Kamerstuk 36159-25

Reactie op de motie van het lid Bikker c.s. over een landelijke campagne om drugsgebruikers te confronteren met de gevolgen van drugsgebruik voor de samenleving (Kamerstuk 36159-13)

Dossier: Wijziging van de Opiumwet in verband met het toevoegen van een derde lijst met als doel het tegengaan van de productie van en de handel in nieuwe psychoactieve stoffen en enkele andere wijzigingen


Nr. 25 BRIEF VAN DE MINISTER VOOR MEDISCHE ZORG

Aan de Voorzitter van de Tweede Kamer der Staten-Generaal

Den Haag, 6 maart 2024

Dinsdag 13 februari jl. heeft uw Kamer de motie Bikker c.s. aangenomen, die de regering verzoekt een landelijke campagne te starten – naar Rotterdams voorbeeld – waarin drugsgebruikers worden geconfronteerd met de gevolgen van drugsgebruik voor de samenleving (Kamerstuk 36 159, nr. 13). Tevens heeft mevrouw Bikker mij en de Minister van Justitie en Veiligheid verzocht de Kamer binnen twee weken per brief te informeren over de uitvoering van deze motie. Met deze brief voldoe ik, mede namens de Minister van Justitie en Veiligheid en de Staatssecretaris van Volksgezondheid, Welzijn en Sport, aan dit verzoek.

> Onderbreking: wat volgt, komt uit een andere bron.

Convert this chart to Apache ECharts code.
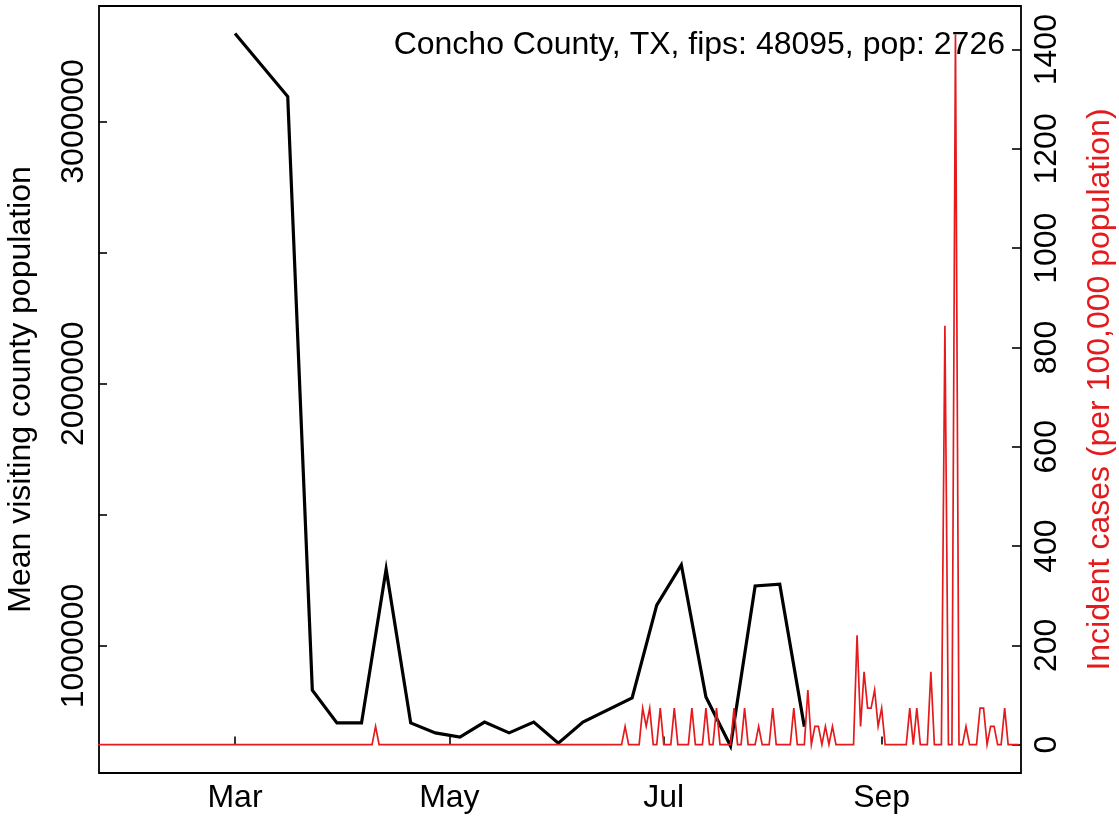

Deze motie, initieel ingediend tijdens de plenaire behandeling van de wijziging van de Opiumwet in verband met het toevoegen van een derde lijst met als doel het tegengaan van de productie van en de handel in nieuwe psychoactieve stoffen en enkele andere wijzigingen (Kamerstuk 36 159), is indertijd door mijn ambtsvoorganger ontraden. Hij stelde dat wetenschappelijke onderbouwing voor de effectiviteit van voorlichting van groot belang is en dat publieksbrede, grootschalige campagnes tegen drugsgebruik het gebruik juist kunnen normaliseren, en sprak de vrees uit dat een campagne zoals die in Rotterdam een normaliserend en stigmatiserend effect heeft. Daar sta ik nog steeds achter. Tegelijkertijd hoor ik de roep vanuit uw Kamer voor een landelijke campagne tegen drugsgebruik.

Uw Kamer heeft het mijn ambtsvoorganger en de Minister van Justitie en Veiligheid al vaker horen zeggen: het gebruik van drugs is geen onderdeel van een normale, gezonde leefstijl. Wie drugs gebruikt, loopt risico’s. Deze risico’s zijn ernstig en zowel lichamelijk, psychisch, financieel als sociaal van aard. Daarnaast draagt het gebruik van drugs bij aan de instandhouding van een criminele drugsindustrie waar geweld en intimidatie niet geschuwd worden, in Nederland en daarbuiten. Daarom is het voorkomen en verminderen van gebruik van groot belang voor een vitale en veilige samenleving en persoonlijk welbevinden.

Ik zal ter uitvoering van deze motie, samen met de Minister van Justitie en Veiligheid, in gesprek gaan met de gemeente Rotterdam, gedragsdeskundigen, preventiedeskundigen en communicatiedeskundigen om tot een plan voor een zo effectief mogelijke campagne te komen, waarbij we de gebruiker beter informeren over de risico’s van drugsgebruik – zowel voor de samenleving als voor de gebruiker – én gedragsverandering proberen te bewerkstelligen. Daarbij kijk ik, samen met de Minister van Justitie en Veiligheid, ook hoe we kunnen aansluiten bij onze lopende initiatieven als het gaat om het betrekken van het publiek in de strijd tegen ondermijnende, georganiseerde criminaliteit. Voor de zomer zal ik uw Kamer informeren over de voortgang van deze gesprekken. In deze brief zullen we tevens ingaan op het vraagstuk van de dekking van deze motie, daar een voorstel hiertoe niet in de motie opgenomen was, en hiervoor geen middelen zijn gereserveerd.